Big Changes in Goldman’s Software Emerge From Small Containers - The CIO Report - WSJ:

“I have lived through all sorts of tech transitions, and this is faster than anything we have seen,” Docker CEO Ben Golub said. Docker usage increased five times during the past year, and Docker images have been downloaded more than two billion times. Docker said it is the second-largest open-source infrastructure project.
“Think of docker as two things: a format for packaging apps and an engine to run those apps,” Forrester Research analyst Dave Bartoletti said in an email. “Docker is quickly becoming the de facto standard for packaging. You can RUN dockerized apps on lots of different engines. And then when you run them, you can pick from a wide range of orchestration tools, management tools, monitoring tools, etc.”
There was concern that Docker, the company, had too much power, as both the custodian of the open-source software and a venture that sold products and services tied to it, according to Mr. Duet. In response, Docker, the company, helped form the Open Container Initiative to govern the open-source software.
Goldman uses the Docker containerization service, as well as container orchestration tools from Docker and Alphabet Inc GOOGL +0.50%.’s Google, which makes an orchestration and cluster management tool called Kubernetes, comparable to Docker Swarm. “We do both, Docker and Kubernetes, for things like running and starting,” Mr. Duet said. “Kubernetes is arguably a better scheduler…if you are going to run 1,000 containers on 1,500 computers…It is designed much more for that. Docker’s own product is great if you want to run five containers on three machines. We have both problems.”
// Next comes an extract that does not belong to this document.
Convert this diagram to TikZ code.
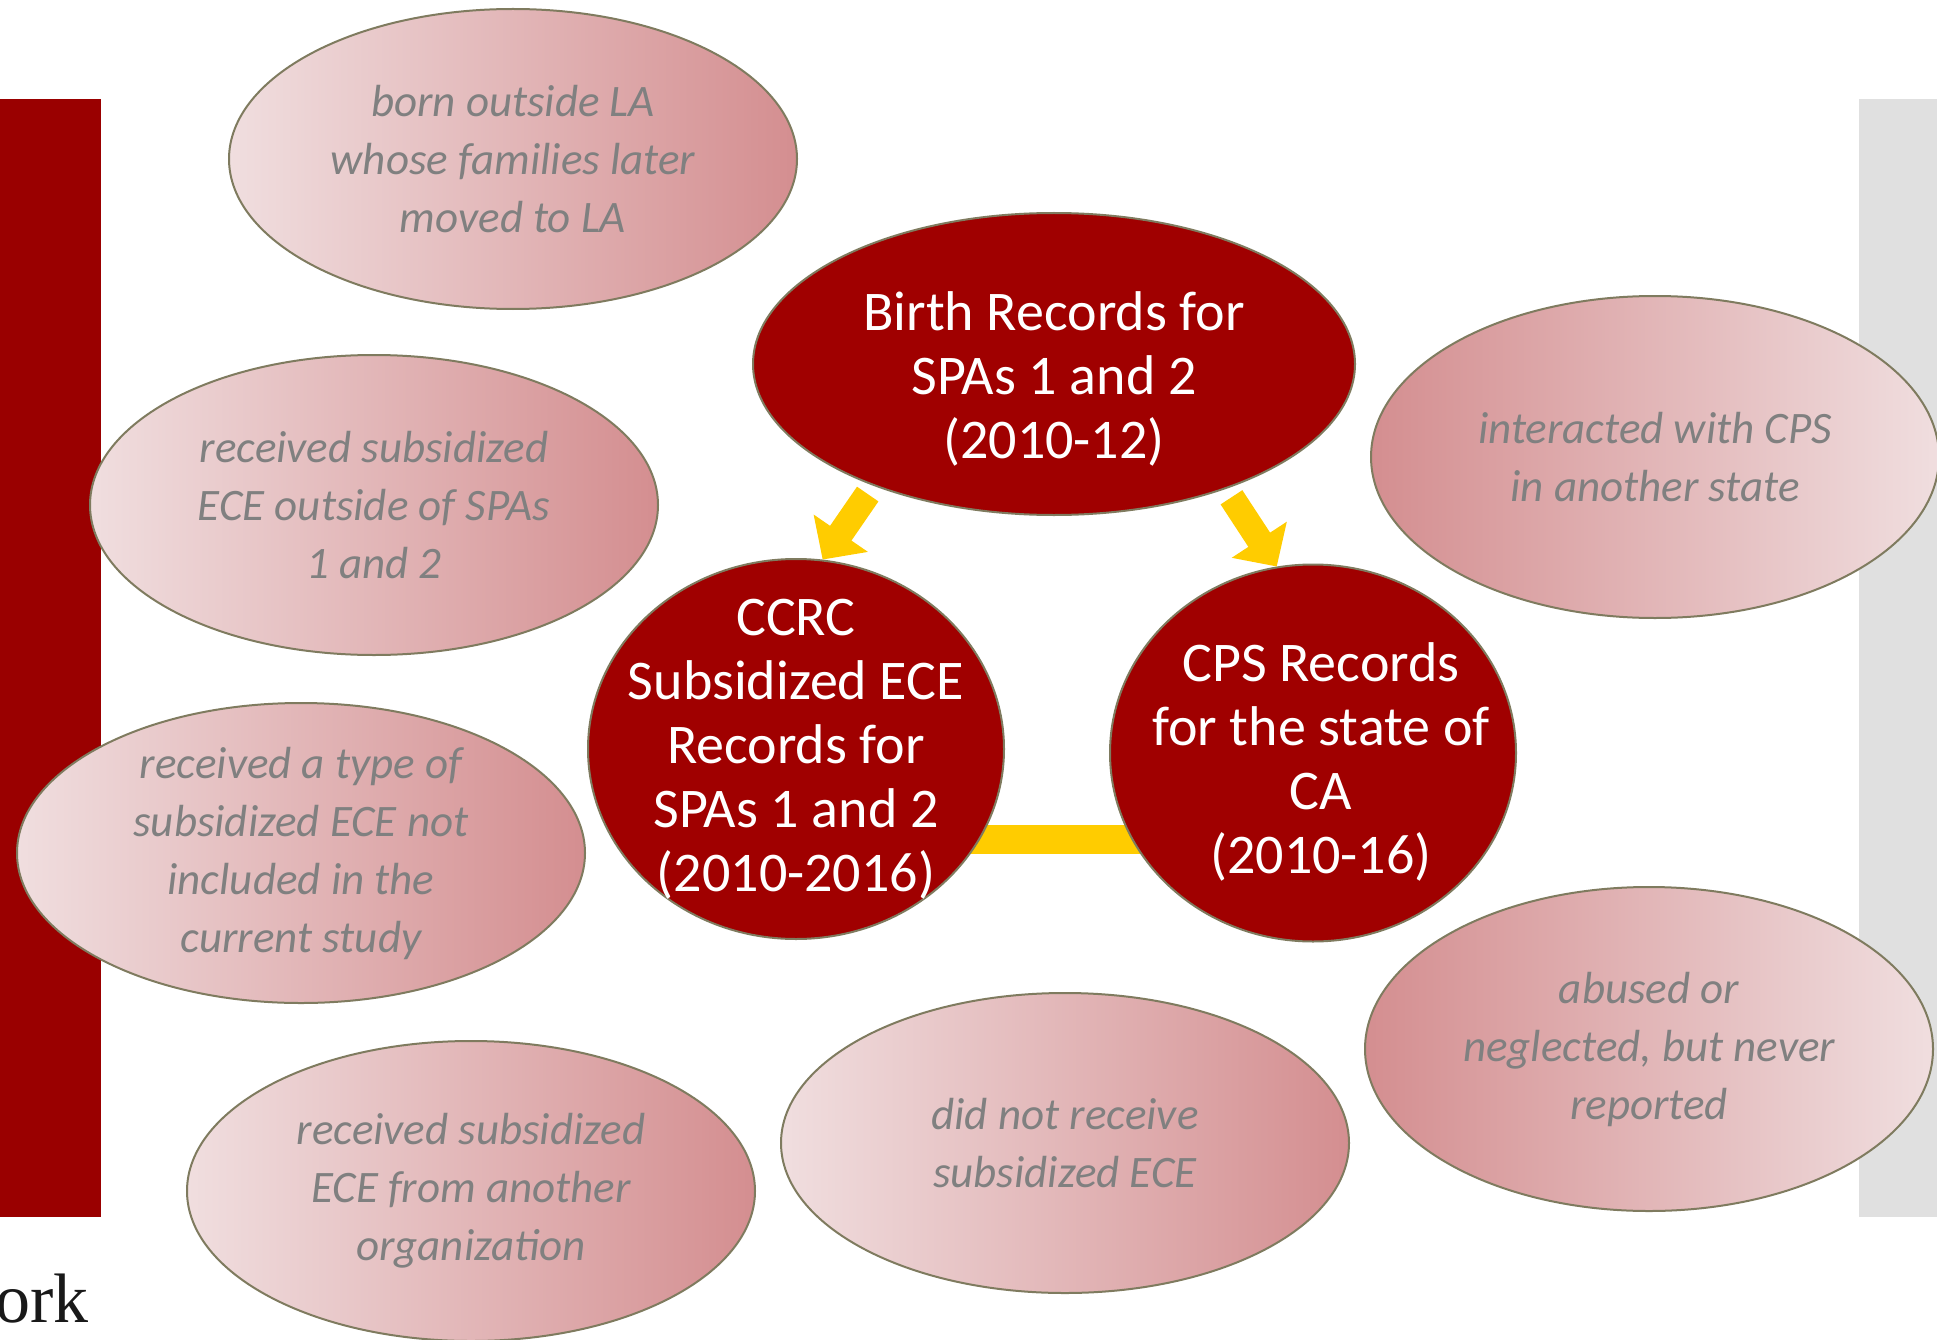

A Docker spokesman said that “even when people use Kubernetes, they are still using the Docker container service. Some, such as Goldman, continue to use Kubernetes for larger deployments and Docker Swarm for smaller, as Docker Swarm was only made generally available in Fall of 2015 and is still being evaluated for large-scale use.”
For Goldman, the shift is part of a larger evolution, as the bank takes on more of the characteristics of a tech company. Says Mr. Duet: “We look more like Google and Amazon in many ways.”